## CHALLENGE
Search the data for the string "this" and extract every line where it appears.

(Source code of charts)

....

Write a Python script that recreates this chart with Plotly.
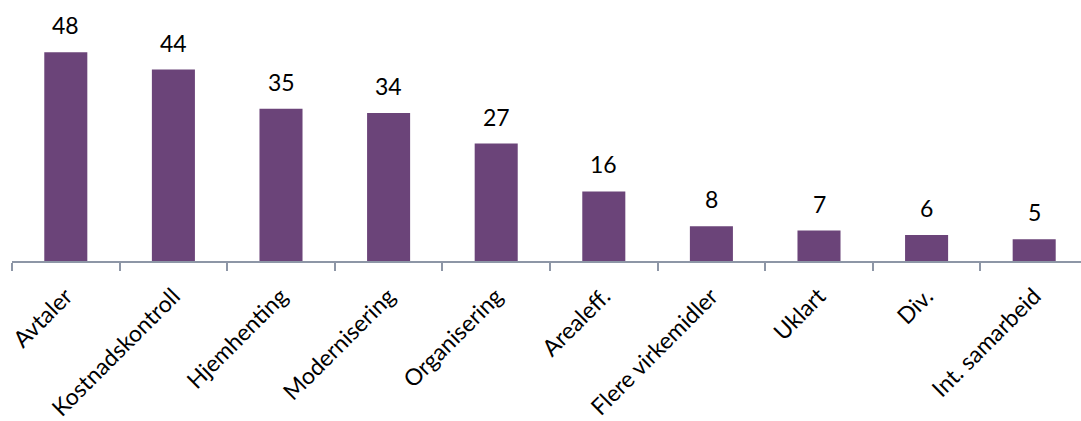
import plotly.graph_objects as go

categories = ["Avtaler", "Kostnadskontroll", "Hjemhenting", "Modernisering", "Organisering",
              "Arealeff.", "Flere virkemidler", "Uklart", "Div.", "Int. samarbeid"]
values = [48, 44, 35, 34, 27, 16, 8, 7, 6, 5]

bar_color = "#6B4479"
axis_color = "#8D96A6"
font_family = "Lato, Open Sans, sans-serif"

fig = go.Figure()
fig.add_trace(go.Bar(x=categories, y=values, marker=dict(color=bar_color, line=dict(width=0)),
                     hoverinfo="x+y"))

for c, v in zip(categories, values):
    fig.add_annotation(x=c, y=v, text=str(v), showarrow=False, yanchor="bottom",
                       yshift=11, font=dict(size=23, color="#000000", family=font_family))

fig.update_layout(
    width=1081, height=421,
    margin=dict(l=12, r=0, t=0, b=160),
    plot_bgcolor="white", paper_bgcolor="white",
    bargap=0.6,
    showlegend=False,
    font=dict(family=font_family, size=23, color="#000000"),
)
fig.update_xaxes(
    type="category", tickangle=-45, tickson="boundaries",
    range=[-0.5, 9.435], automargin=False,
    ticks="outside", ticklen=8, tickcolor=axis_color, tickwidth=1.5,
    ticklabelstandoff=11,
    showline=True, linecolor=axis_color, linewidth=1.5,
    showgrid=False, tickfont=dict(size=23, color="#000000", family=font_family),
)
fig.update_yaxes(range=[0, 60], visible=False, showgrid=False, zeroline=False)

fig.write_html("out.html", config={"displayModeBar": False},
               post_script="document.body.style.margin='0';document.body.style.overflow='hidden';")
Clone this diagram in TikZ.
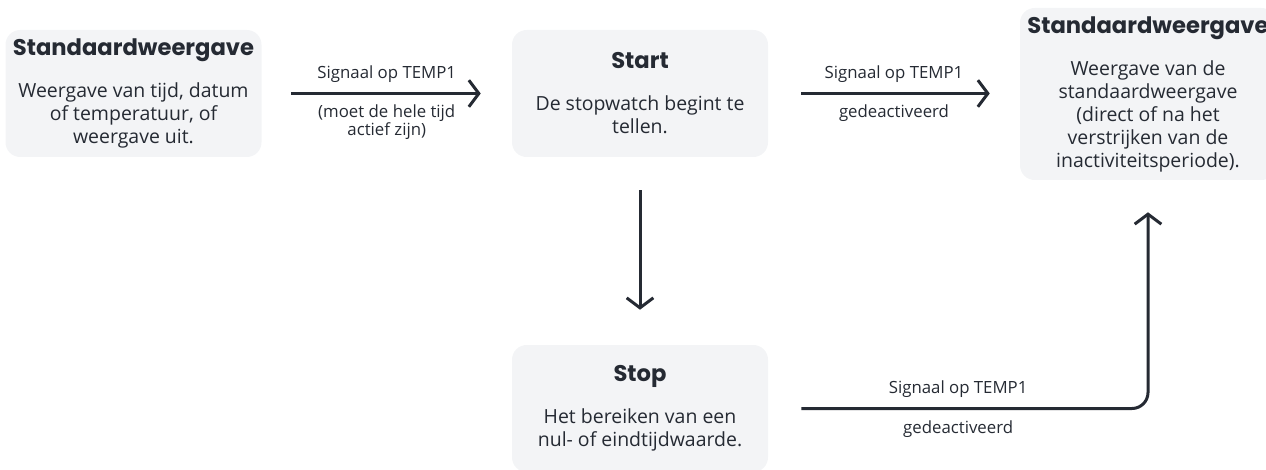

....

## FINAL RESULT
Write a Python script that recreates this chart with Plotly.
Clone this diagram in TikZ.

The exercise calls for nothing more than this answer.